# Need Name Opinions (non GSD)



## GsdLoverr729 (Jun 20, 2010)

I have narrowed the list of possible names for my new kitten to the following, but am too indecisive to choose x.x So here they are and I hope to get lots of opinions  (I am leaning towards Finnish names and if anyone knows a good Finnish name for a solid black male kitty I would love to hear it).

Aapeli/Aapo
Vanity
Acellan
Akilles
He who embodies the grief of the people
Aleksi
Defender
Antero
Warrior
Binx
Gynxx (Jinx)
Kael
Slender
Khoal (Coal)
Lemminkaimen
Love/Finnish god who could "sing the sand into pearls"
Lorcan
Little Fierce One
Pyry
Blizzard/Snowstorm
Rixon
Valto
Ruler


----------



## OriginalWacky (Dec 21, 2011)

Really tough choice, since a lot of them were great names. I tend not to name a critter beforehand if possible because I like to get to know them in person first, but I finally went with Pyry just because it isn't something you might expect. Hee.


----------



## GsdLoverr729 (Jun 20, 2010)

Thank you!  I did a lot of searching to make sure I found names that were good (and for the most part uncommon).

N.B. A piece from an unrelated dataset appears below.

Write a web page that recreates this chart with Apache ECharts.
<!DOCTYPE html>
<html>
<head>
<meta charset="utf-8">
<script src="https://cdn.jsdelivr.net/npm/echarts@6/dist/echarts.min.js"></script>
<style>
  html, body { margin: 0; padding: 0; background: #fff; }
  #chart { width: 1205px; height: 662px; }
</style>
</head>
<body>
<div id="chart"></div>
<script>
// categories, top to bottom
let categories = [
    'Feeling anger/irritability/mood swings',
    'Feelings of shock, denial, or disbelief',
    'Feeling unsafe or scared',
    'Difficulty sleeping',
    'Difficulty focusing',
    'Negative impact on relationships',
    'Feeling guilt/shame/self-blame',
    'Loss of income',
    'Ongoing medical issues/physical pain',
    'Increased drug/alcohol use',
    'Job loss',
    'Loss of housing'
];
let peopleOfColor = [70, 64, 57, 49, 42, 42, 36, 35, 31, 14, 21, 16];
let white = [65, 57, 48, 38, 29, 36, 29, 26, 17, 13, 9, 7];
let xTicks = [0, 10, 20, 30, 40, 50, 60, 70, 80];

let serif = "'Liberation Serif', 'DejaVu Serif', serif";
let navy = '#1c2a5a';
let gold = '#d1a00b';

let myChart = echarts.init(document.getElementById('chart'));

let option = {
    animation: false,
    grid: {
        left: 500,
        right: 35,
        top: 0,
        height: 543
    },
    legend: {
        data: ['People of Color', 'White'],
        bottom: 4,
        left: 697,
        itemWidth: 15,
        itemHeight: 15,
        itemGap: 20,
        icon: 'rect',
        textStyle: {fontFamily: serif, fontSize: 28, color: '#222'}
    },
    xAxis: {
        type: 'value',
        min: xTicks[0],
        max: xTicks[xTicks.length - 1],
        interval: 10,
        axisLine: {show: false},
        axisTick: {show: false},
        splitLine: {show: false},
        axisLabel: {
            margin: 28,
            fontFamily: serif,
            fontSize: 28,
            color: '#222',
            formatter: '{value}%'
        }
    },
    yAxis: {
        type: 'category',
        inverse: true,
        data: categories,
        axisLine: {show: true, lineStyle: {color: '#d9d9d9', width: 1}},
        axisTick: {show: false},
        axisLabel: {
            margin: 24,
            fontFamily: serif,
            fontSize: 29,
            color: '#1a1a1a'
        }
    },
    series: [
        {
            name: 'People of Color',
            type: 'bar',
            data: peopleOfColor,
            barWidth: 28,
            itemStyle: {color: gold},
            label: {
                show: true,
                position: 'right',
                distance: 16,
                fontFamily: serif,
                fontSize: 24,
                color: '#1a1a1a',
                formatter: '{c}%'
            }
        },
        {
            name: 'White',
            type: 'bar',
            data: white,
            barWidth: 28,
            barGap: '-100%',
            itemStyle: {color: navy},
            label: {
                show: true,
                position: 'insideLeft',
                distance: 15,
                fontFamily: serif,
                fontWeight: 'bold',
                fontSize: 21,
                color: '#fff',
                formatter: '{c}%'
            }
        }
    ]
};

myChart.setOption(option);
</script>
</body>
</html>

Pyry is pretty unexpected


----------



## Daisy&Lucky's Mom (Apr 24, 2011)

I like the name meaning coal. Im not very imaginative but it sounded cool and it seems as though it would fit.


----------



## Ronda (Aug 23, 2010)

Its not on your list but my most favoritest of all favorite hockey players is from Finland and he is named Jari (pronounced Yar-ee) Kurri. I love the name Jari, sounds cool and looks cool...well at least to me!  Anyways, its Finnish at least...its on my name list for my next male gsd!


----------



## GsdLoverr729 (Jun 20, 2010)

I love that... It does have a nice ring to it


----------



## Freestep (May 1, 2011)

I love black cats, and I'll probably always have one or two of them in my household. They are always the last to be adopted from shelters, so when we go to the shelter looking for a kitten, I make it a point to adopt a black one. 

I voted for "Binx", and it looks like my choice is winning.


----------



## GsdLoverr729 (Jun 20, 2010)

That's how I think, too. I love how they're misfits 
I'm kind of surprised Binx is winning. I got it from Hocus Pocus xD The cat is Zachary Binx


----------